Le 22e Festival de la poésie de Montréal commence aujourd’hui et se déroulera jusqu’au 6 juin avec la participation d’une cinquantaine de poètes lors d’une quinzaine d’événements inédits en ligne. La poésie des femmes y occupera une place importante. Entre nos mains est le thème cette année et ce qui s’y trouve depuis quelques mois est la fabuleuse Anthologie de la poésie actuelle des femmes au Québec 2000|2020 (préparée par Vanessa Bell et Catherine Cormier-Larose. En toutes lettres s’est entretenu de la poésie au féminin avec Nicole Brossard, coautrice de l’Anthologie de la poésie des femmes du Québec, des origines à nos jours.
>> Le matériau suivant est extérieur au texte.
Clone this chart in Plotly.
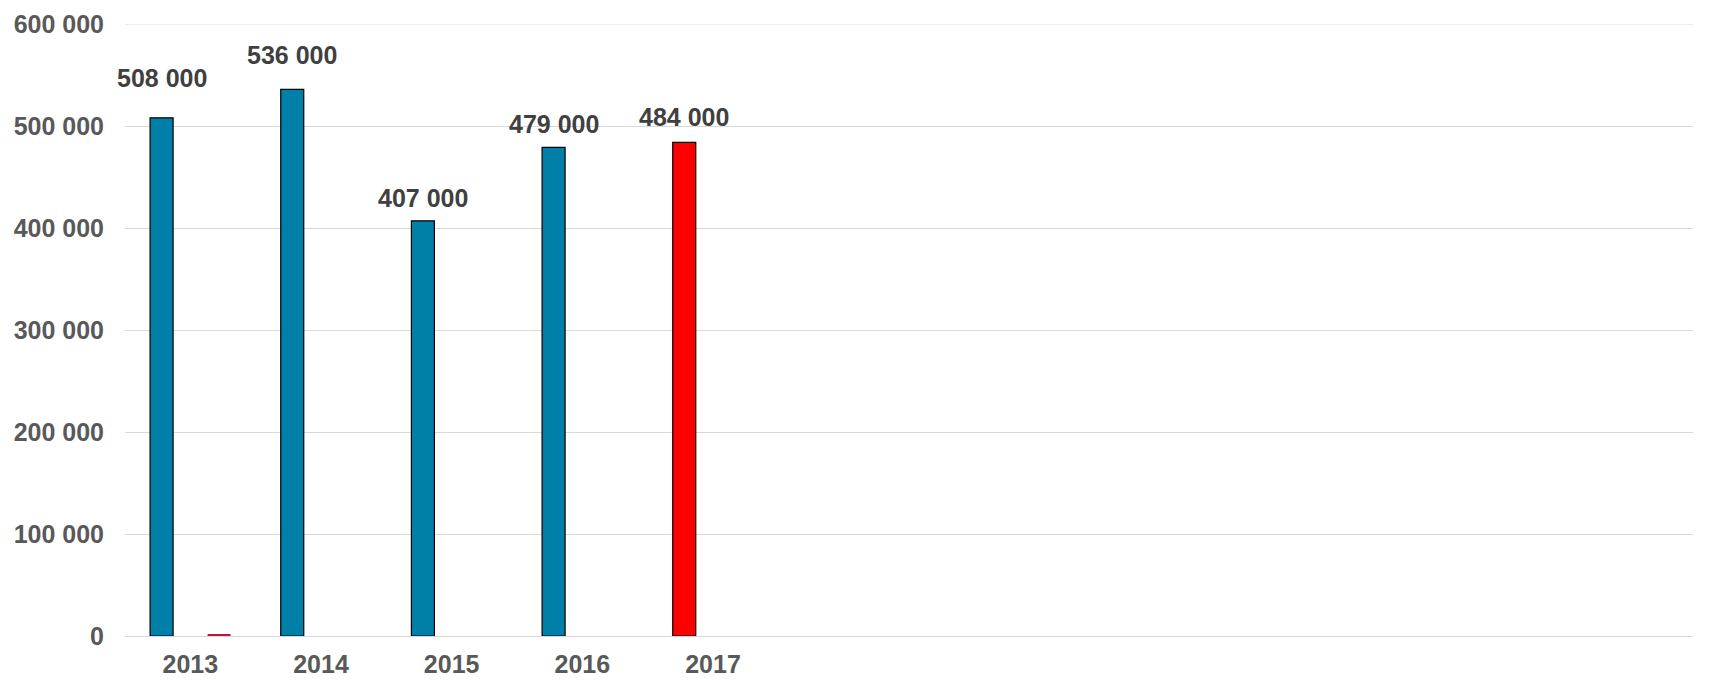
import plotly.graph_objects as go

years = ["2013", "2014", "2015", "2016", "2017"]
values = [508000, 536000, 407000, 479000, 484000]
second_values = [1200, None, None, None, None]
n_slots = 12
y_ticks = [0, 100000, 200000, 300000, 400000, 500000, 600000]

bar_colors = ["#0080A8"] * 4 + ["#FF0000"]
label_shift = [40, 34, 23, 23, 25]

xs = list(range(len(years)))

fig = go.Figure()
fig.add_trace(go.Bar(x=xs, y=values, marker=dict(color=bar_colors, line=dict(color="#000000", width=1.2)),
                     showlegend=False, hoverinfo="skip"))
fig.add_trace(go.Bar(x=xs, y=second_values, marker=dict(color="#C0143C", line=dict(width=0)),
                     showlegend=False, hoverinfo="skip"))

slot_offset = 0.88 / 4
for i, v in enumerate(values):
    fig.add_annotation(x=xs[i] - slot_offset, y=v, text=f"{v:,}".replace(",", " "),
                       showarrow=False, yanchor="middle", xanchor="center", yshift=label_shift[i],
                       font=dict(family="Liberation Sans, Arial", size=25, color="#404040", weight="bold"))

# top gridline (plotly omits the gridline at the range edge)
fig.add_shape(type="line", xref="paper", yref="y", x0=0, x1=1, y0=y_ticks[-1], y1=y_ticks[-1],
              line=dict(color="#D9D9D9", width=1), layer="below")

fig.update_layout(
    width=1699, height=677,
    margin=dict(l=117, r=14, t=16, b=49, autoexpand=False),
    paper_bgcolor="white", plot_bgcolor="white",
    barmode="group", bargap=0.12, bargroupgap=0.6,
    font=dict(family="Liberation Sans, Arial", size=25, color="#595959", weight="bold"),
    xaxis=dict(range=[-0.5, n_slots - 0.5], tickvals=xs, ticktext=years, showgrid=False,
               zeroline=False, showline=False, ticks="", ticklabelstandoff=11, automargin=False,
               tickfont=dict(size=25, color="#595959", weight="bold")),
    yaxis=dict(range=[0, 600000], tickvals=y_ticks, ticktext=[f"{t:,}".replace(",", " ") for t in y_ticks],
               showgrid=True, gridcolor="#D9D9D9", gridwidth=1, zeroline=True, zerolinecolor="#D9D9D9",
               zerolinewidth=1, showline=False, ticks="", ticklabelstandoff=20, automargin=False,
               tickfont=dict(size=25, color="#595959", weight="bold")),
)

fig.write_html("out.html")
Ces deux incontournables publiés par les Éditions du remue-ménage représente une somme de travail considérable. Parue en 1991, puis revue et augmentée en 2003, la première des deux, préparée par Nicole Brossard et Lisette Girouard, a assumé la lourde responsabilité de remonter le temps jusqu’à Marie Guyart, dite de l’Incarnation, pour retracer plus de 500 textes de 138 poètes dans une « grande fresque du sujet féminin ».
La poète, romancière et essayiste, Nicole Brossard, se rappelle qu’elle cherchait, avec sa coautrice, à attirer les projecteurs vers l’underground et les poètes peu ou pas connues.
« On essayait de trouver des textes qui manifestaient une part de liberté, d’audace et un changement dans la nature du rapport d’adresse. Pendant longtemps, les femmes parlaient à Dieu ou à l’époux, mais soudainement, avec la première vague féministe, elles se sont mises à s’adresser aux autres femmes, la mère, la sœur, l’amie. Cela a créé une confiance et une liberté dans l’expression. »
On ne soulignera jamais assez l’importance de cette recherche d’un tel patrimoine, souvent méconnu, effectué par les coautrices dans cette première anthologie.
« Même nous, avons fait plusieurs découvertes en choisissant les textes les plus signifiants en poésie, mais aussi pour la société, ayant notamment des dimensions féministes évidentes ou souterraines « , confie Nicole Brossard.
Retour aux souces
La nouvelle anthologie, de Vanessa Bell et Catherine Cormier-Larose, lui apparaît des plus réussies relativement à l’histoire de l’écriture des femmes au Québec. Les grands espaces ont longtemps intéressé les poètes dans le passé, puis la ville a pris le dessus. On assiste maintenant à une sorte de retour aux sources.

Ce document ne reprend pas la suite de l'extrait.